| Problem |
Find all the lines with "page" and gather them.

| Data records |
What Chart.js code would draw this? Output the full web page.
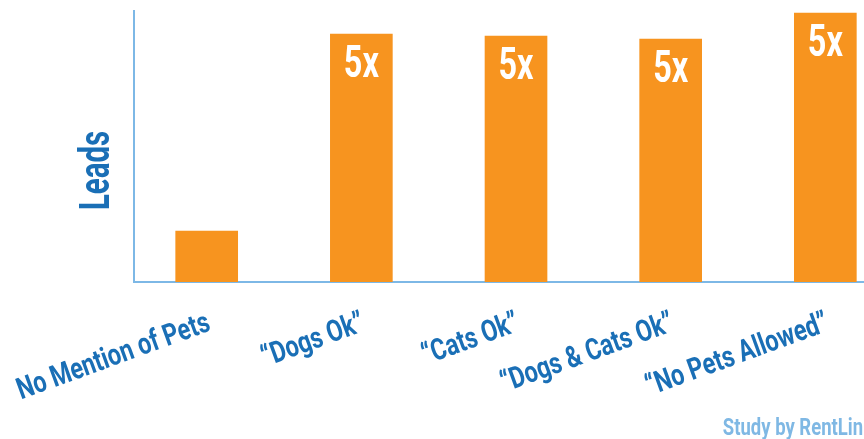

---

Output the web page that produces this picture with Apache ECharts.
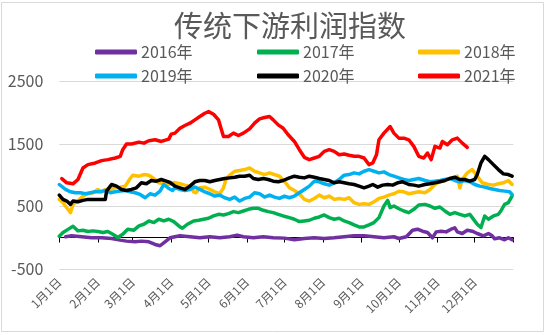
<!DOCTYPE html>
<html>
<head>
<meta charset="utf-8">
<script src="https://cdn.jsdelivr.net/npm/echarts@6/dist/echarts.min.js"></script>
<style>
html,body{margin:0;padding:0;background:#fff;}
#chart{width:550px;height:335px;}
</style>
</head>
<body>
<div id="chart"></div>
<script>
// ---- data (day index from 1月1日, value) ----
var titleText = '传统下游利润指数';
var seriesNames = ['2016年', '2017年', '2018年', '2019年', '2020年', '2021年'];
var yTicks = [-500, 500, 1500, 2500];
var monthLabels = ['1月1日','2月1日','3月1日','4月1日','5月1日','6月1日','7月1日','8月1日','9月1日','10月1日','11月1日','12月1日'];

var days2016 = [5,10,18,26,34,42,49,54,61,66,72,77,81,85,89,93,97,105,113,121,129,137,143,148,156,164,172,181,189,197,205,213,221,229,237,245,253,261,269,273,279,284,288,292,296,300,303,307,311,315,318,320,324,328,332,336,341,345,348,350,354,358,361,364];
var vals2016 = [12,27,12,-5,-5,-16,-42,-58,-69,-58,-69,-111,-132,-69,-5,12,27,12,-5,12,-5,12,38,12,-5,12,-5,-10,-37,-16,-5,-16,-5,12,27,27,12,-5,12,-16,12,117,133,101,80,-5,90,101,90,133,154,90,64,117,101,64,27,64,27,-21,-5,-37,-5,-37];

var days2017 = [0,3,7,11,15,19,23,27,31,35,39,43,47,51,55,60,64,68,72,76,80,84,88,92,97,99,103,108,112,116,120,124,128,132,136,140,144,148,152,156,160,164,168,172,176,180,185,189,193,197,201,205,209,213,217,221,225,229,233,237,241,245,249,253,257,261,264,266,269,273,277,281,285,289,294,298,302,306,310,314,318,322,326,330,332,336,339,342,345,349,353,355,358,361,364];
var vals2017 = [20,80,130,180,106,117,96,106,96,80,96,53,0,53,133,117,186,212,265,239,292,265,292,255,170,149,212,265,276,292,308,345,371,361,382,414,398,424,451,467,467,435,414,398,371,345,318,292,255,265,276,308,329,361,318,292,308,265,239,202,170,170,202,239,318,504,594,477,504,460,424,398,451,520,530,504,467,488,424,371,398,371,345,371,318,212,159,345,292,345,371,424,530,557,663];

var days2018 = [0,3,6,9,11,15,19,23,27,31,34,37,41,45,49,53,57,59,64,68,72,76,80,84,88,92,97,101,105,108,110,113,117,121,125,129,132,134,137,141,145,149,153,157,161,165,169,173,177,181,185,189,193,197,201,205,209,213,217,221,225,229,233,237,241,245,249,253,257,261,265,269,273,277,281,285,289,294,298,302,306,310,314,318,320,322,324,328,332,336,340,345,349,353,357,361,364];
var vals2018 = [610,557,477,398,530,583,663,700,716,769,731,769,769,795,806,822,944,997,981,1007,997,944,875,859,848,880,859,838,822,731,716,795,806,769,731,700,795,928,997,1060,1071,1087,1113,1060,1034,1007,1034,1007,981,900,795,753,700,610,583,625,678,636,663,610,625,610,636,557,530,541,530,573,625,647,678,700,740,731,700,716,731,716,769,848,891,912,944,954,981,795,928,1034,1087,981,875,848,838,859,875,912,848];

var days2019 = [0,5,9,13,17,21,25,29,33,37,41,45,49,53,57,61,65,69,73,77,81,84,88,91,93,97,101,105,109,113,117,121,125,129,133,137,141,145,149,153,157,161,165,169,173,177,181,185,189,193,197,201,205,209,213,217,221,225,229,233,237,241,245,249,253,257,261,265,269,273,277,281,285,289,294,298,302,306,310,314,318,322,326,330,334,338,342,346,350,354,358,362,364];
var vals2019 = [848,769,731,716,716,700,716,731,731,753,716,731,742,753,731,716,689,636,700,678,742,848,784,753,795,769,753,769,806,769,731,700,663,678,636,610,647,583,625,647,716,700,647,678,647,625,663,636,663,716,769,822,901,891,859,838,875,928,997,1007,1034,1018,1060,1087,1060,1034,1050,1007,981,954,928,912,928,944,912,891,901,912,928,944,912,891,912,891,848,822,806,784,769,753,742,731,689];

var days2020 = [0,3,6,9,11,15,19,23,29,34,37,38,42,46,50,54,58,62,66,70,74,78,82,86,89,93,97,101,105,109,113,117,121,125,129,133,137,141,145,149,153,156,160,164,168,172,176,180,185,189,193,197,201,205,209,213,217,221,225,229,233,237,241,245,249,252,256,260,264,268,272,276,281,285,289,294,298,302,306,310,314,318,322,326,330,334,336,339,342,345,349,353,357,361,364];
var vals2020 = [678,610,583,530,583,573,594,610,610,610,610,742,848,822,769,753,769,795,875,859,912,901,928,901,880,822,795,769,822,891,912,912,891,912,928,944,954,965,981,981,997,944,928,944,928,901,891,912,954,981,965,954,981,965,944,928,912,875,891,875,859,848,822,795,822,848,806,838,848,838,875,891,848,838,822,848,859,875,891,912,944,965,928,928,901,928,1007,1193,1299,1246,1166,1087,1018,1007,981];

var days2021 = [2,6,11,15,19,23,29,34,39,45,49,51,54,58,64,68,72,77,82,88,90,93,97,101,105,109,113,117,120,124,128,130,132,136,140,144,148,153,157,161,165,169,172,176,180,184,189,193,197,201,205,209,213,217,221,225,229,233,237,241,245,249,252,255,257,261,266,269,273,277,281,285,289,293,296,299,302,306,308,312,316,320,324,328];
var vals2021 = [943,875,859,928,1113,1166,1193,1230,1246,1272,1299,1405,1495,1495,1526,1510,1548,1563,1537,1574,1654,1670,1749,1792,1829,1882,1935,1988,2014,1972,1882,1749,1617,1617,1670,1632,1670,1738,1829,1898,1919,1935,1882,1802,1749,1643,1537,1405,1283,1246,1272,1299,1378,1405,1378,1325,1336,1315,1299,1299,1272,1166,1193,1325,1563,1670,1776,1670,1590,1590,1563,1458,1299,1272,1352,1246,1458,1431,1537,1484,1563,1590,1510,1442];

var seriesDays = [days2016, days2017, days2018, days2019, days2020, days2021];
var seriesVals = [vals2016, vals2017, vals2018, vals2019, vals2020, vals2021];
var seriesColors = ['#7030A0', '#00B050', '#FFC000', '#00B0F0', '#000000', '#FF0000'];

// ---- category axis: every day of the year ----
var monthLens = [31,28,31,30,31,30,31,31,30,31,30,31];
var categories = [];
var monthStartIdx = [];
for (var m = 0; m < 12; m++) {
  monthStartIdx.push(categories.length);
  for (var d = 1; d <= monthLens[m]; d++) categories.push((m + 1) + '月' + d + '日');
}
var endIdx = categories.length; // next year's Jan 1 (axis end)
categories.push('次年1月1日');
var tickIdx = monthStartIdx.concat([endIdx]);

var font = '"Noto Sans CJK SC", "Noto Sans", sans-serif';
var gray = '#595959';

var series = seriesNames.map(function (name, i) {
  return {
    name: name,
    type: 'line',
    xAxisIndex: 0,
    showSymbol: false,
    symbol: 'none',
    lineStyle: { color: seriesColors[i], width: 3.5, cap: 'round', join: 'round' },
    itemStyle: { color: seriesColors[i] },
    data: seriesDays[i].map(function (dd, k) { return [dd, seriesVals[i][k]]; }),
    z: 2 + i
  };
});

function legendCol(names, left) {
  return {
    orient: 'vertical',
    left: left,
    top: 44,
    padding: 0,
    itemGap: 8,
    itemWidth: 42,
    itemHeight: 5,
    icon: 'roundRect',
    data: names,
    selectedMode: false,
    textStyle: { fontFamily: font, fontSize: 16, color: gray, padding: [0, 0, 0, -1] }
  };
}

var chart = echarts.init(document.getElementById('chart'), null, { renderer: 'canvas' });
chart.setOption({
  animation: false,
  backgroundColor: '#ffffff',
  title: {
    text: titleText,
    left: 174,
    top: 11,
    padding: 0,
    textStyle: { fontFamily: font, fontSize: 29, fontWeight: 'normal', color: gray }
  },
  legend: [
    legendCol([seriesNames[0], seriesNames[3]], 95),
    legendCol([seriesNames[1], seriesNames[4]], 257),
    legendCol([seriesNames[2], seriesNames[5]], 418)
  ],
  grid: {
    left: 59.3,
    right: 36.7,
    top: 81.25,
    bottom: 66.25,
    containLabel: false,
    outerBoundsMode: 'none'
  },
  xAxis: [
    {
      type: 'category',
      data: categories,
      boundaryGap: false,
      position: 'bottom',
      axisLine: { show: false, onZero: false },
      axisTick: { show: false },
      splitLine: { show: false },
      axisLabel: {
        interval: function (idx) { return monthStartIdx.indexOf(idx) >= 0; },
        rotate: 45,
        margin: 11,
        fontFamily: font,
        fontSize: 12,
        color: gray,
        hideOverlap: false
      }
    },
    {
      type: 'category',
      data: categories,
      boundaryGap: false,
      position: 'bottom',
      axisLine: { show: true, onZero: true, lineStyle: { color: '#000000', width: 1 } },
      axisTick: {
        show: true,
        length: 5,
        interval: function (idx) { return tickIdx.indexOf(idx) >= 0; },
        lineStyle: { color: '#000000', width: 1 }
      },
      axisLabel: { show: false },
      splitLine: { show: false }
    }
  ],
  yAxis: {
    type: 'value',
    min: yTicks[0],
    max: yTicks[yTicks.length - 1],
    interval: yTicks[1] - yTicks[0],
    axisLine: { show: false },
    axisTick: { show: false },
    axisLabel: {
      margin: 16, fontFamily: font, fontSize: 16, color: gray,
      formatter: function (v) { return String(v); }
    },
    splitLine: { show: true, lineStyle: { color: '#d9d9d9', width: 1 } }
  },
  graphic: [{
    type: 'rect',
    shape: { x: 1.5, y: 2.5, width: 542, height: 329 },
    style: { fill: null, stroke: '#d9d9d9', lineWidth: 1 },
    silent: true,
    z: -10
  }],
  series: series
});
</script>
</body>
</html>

| Written answer |
What Chart.js code would draw this? Output the full web page.
Output the web page that produces this picture with Apache ECharts.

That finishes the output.